We had a grand weekend. I have been funk free for almost 3 days. Last night after church we escaped the wrath of parenthood for better than an hour. My dh took me for a motorcycle ride and we visited his uncle's pumpkin patch and crashed a friend's party. It was loads of fun. We almost ran out of gas on the way home, in fact we thought we did but my dh found the reserve button on the gas tank, whew!
Tonight the Muckdogs (my dh's amateur baseball team) cemented their place in the quarter finals of the state tourney. YEAH! We play again on Thursday evening at 6pm.
I only took one child to the game. My dd has been a turkey lately and I thought a night off might convince her that when I ask her to behave I mean it. After a whole evening away from her, I prayed with her and asked her if she wanted to go to the ballgame next time. "I don't want a brother or a mother or a father anymore," she said "they make me crabby." It is really tough, getting along with everyone. We have to make sacrifices. I stayed for the second game tonight so I could spend some time with my dh, even though I was cold and tired and would have loved to be wrapped up in a blanket in my living room watching, "Big Brother". Life is full of little inconveniences. Every day we choose which ones to suffer through and which ones to fight off.

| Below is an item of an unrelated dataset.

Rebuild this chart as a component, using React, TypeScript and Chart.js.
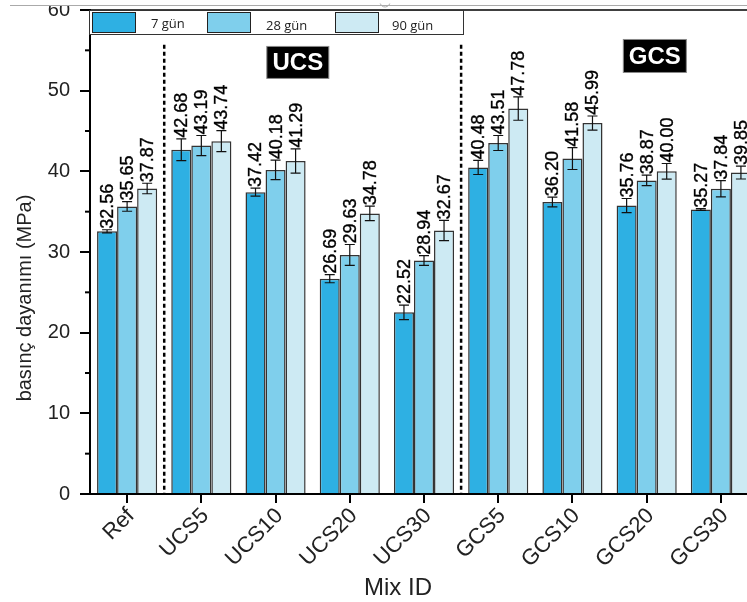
import { useEffect, useRef } from "react";
import { Chart, registerables } from "chart.js";
Chart.register(...registerables);

const categories = ["Ref", "UCS5", "UCS10", "UCS20", "UCS30", "GCS5", "GCS10", "GCS20", "GCS30"];
const seriesNames = ["7 gün", "28 gün", "90 gün"];
const day7 = [32.56, 42.68, 37.42, 26.69, 22.52, 40.48, 36.2, 35.76, 35.27];
const day28 = [35.65, 43.19, 40.18, 29.63, 28.94, 43.51, 41.58, 38.87, 37.84];
const day90 = [37.87, 43.74, 41.29, 34.78, 32.67, 47.78, 45.99, 40.0, 39.85];
const err7 = [0.2, 1.35, 0.5, 0.5, 0.9, 0.87, 0.6, 0.87, 0.1];
const err28 = [0.6, 1.25, 1.2, 1.3, 0.6, 0.93, 1.35, 0.65, 1.0];
const err90 = [0.65, 1.3, 1.5, 0.9, 1.25, 1.45, 0.87, 0.97, 0.8];
const yTicks = [0, 10, 20, 30, 40, 50, 60];
const groupLabels = ["UCS", "GCS"];
const yTitle = "basınç dayanımı (MPa)";
const xTitle = "Mix ID";
const colors = ["#2EB0E3", "#7FCFEC", "#CDEAF3"];

const FONT = '"Liberation Sans", Arial, sans-serif';

const overlay = {
  id: "overlay",
  afterDatasetsDraw(chart: any) {
    const ctx = chart.ctx;
    const ys = chart.scales.y;
    const errs = [err7, err28, err90];
    chart.data.datasets.forEach((ds: any, di: number) => {
      const meta = chart.getDatasetMeta(di);
      meta.data.forEach((bar: any, i: number) => {
        const v = ds.data[i];
        const e = errs[di][i];
        const yt = ys.getPixelForValue(v + e);
        const yb = ys.getPixelForValue(v - e);
        ctx.save();
        ctx.strokeStyle = "#111";
        ctx.lineWidth = 1.2;
        ctx.beginPath();
        ctx.moveTo(bar.x, yt);
        ctx.lineTo(bar.x, yb);
        ctx.moveTo(bar.x - 5, yt);
        ctx.lineTo(bar.x + 5, yt);
        ctx.moveTo(bar.x - 5, yb);
        ctx.lineTo(bar.x + 5, yb);
        ctx.stroke();
        ctx.translate(bar.x + 1, yt - 1);
        ctx.rotate(-Math.PI / 2);
        ctx.font = "18px " + FONT;
        ctx.fillStyle = "#000";
        ctx.strokeStyle = "#000";
        ctx.lineWidth = 0.35;
        ctx.textAlign = "left";
        ctx.textBaseline = "middle";
        ctx.fillText(v.toFixed(2), 0, 0);
        ctx.strokeText(v.toFixed(2), 0, 0);
        ctx.restore();
      });
    });
  },
  afterDraw(chart: any) {
    const ctx = chart.ctx;
    const xs = chart.scales.x;
    const ys = chart.scales.y;
    const area = chart.chartArea;
    ctx.save();
    // minor ticks
    ctx.strokeStyle = "#000";
    ctx.lineWidth = 2;
    for (let k = 0; k < yTicks.length - 1; k++) {
      const v = (yTicks[k] + yTicks[k + 1]) / 2;
      const py = ys.getPixelForValue(v);
      ctx.beginPath();
      ctx.moveTo(area.left - 5, py);
      ctx.lineTo(area.left, py);
      ctx.stroke();
    }
    // top frame
    ctx.lineWidth = 1.5;
    ctx.beginPath();
    ctx.moveTo(area.left, area.top);
    ctx.lineTo(chart.width, area.top);
    ctx.stroke();
    // dotted separators
    ctx.setLineDash([4, 3]);
    ctx.lineWidth = 2.5;
    [0.5, 4.5].forEach((c) => {
      const px = (xs.getPixelForValue(Math.floor(c)) + xs.getPixelForValue(Math.ceil(c))) / 2;
      ctx.beginPath();
      ctx.moveTo(px, ys.getPixelForValue(55.7));
      ctx.lineTo(px, area.bottom);
      ctx.stroke();
    });
    ctx.setLineDash([]);
    // group label boxes
    const boxes = [
      { c: 2.3, v: 53.5, w: 62, h: 32 },
      { c: 7.11, v: 54.3, w: 63, h: 33 },
    ];
    boxes.forEach((b, k) => {
      const cx = xs.getPixelForValue(0) + (xs.getPixelForValue(1) - xs.getPixelForValue(0)) * b.c;
      const cy = ys.getPixelForValue(b.v);
      ctx.fillStyle = "#000";
      ctx.fillRect(cx - b.w / 2, cy - b.h / 2, b.w, b.h);
      ctx.strokeStyle = "#888";
      ctx.lineWidth = 1;
      ctx.strokeRect(cx - b.w / 2, cy - b.h / 2, b.w, b.h);
      ctx.fillStyle = "#fff";
      ctx.font = "bold 24px " + FONT;
      ctx.textAlign = "center";
      ctx.textBaseline = "middle";
      ctx.fillText(groupLabels[k], cx, cy + 1);
    });
    // legend
    const lx = area.left - 1, ly = area.top, lw = 374, lh = 24;
    ctx.fillStyle = "#fff";
    ctx.fillRect(lx, ly, lw, lh);
    ctx.strokeStyle = "#333";
    ctx.lineWidth = 1;
    ctx.strokeRect(lx + 0.5, ly + 0.5, lw, lh);
    const sw = [92, 207, 335];
    const tx = [151, 266, 392];
    const ty = [14, 16, 16];
    seriesNames.forEach((n, k) => {
      ctx.fillStyle = colors[k];
      ctx.fillRect(sw[k], ly + 2, 43, 20);
      ctx.strokeStyle = "#222";
      ctx.strokeRect(sw[k] + 0.5, ly + 2.5, 43, 20);
      ctx.fillStyle = "#222";
      ctx.font = '13px "Open Sans", sans-serif';
      ctx.textAlign = "left";
      ctx.textBaseline = "middle";
      ctx.fillText(n, tx[k], ly + ty[k]);
    });
    // x title
    ctx.fillStyle = "#222";
    ctx.font = "24px " + FONT;
    ctx.textAlign = "center";
    ctx.textBaseline = "middle";
    ctx.fillText(xTitle, 398, 588);
    // y title
    ctx.save();
    ctx.translate(25, 298);
    ctx.rotate(-Math.PI / 2);
    ctx.font = "20px " + FONT;
    ctx.fillText(yTitle, 0, 0);
    ctx.restore();
    // top cover (cropped source)
    ctx.fillStyle = "#fff";
    ctx.fillRect(0, 0, chart.width, 5);
    ctx.strokeStyle = "#aaa";
    ctx.lineWidth = 1;
    ctx.beginPath();
    ctx.moveTo(10, 5.5);
    ctx.lineTo(chart.width, 5.5);
    ctx.stroke();
    ctx.beginPath();
    ctx.arc(385, 2, 5, 0.1 * Math.PI, 0.9 * Math.PI);
    ctx.stroke();
    ctx.restore();
  },
};

export default function App() {
  const ref = useRef<HTMLCanvasElement | null>(null);
  useEffect(() => {
    if (!ref.current) return;
    const chart = new Chart(ref.current, {
      type: "bar",
      data: {
        labels: categories,
        datasets: [day7, day28, day90].map((d, k) => ({
          label: seriesNames[k],
          data: d,
          backgroundColor: colors[k],
          borderColor: "#333",
          borderWidth: 1.5,
          categoryPercentage: 0.81,
          barPercentage: 1,
        })),
      },
      options: {
        animation: false,
        responsive: false,
        devicePixelRatio: 1,
        layout: { padding: { left: 0, top: 10, right: 12, bottom: 0 } },
        plugins: { legend: { display: false }, tooltip: { enabled: false } },
        scales: {
          x: {
            afterFit: (s: any) => {
              s.height = 108;
              s.paddingLeft = 0;
              s.paddingRight = 0;
            },
            grid: {
              offset: false,
              drawOnChartArea: false,
              drawTicks: true,
              tickLength: 9,
              color: "#000",
              lineWidth: 2,
            },
            border: { display: true, color: "#000", width: 2 },
            ticks: {
              autoSkip: false,
              maxRotation: 45,
              minRotation: 45,
              padding: 0,
              labelOffset: 4,
              color: "#222",
              font: { family: FONT, size: 22 },
            },
          },
          y: {
            min: 0,
            max: 60,
            afterFit: (s: any) => {
              s.width = 90;
              s.paddingTop = 0;
              s.paddingBottom = 0;
            },
            afterBuildTicks: (s: any) => {
              s.ticks = yTicks.map((v) => ({ value: v }));
            },
            grid: {
              drawOnChartArea: false,
              drawTicks: true,
              tickLength: 10,
              color: "#000",
              lineWidth: 2,
            },
            border: { display: true, color: "#000", width: 2 },
            ticks: {
              padding: 10,
              color: "#222",
              font: { family: FONT, size: 20 },
            },
          },
        },
      },
      plugins: [overlay],
    });
    return () => chart.destroy();
  }, []);
  return (
    <div
      style={{
        position: "fixed",
        left: 0,
        top: 0,
        width: 747,
        height: 602,
        overflow: "hidden",
        background: "#fff",
      }}
    >
      <canvas ref={ref} width={770} height={602} style={{ position: "absolute", left: 0, top: 0 }} />
    </div>
  );
}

This experience has made it so much easier for me to let those things that don't really matter in the whole scheme of things just roll off my back. I love what the parent of one of my preschoolers used to say about her children, "Choose your battles." Know when to give in and when to fight back. If my child will be harmed or may harm others, I better intervene. If he or she is just being goofy and no one is getting hurt, I may think twice before trying to stop the annoying behavior. Depends on how much energy I have, and lately I haven't had a whole lot. At the baseball game last week it seemed like every time I turned around my child was screaming or crying and I became really agitated. It's hard to not sweat the small stuff when you are exhausted. In the end, does the small stuff really matter? I can think of only a few awful times in the last 4 and a half years of my daughters life. The memories of the good times are much more plentiful. When we are standing at the pearly white gates of heaven is God going to ask us why we clicked our tongues for 20 minutes even after our mom asked us not to? I find it hard to believe that He would do that. I think he has already forgiven me for that. So, I told my daughter that I missed her sweet face at the ballgame, as did her friends and family. I told her I was sad but I have forgiven her for her behavior and I want her to come along with us to the next game. Is that a guarantee that she will be on her best behavior for the next 4 days? Nope. But I am not going to let it ruffle my feathers. I have bigger fish to fry.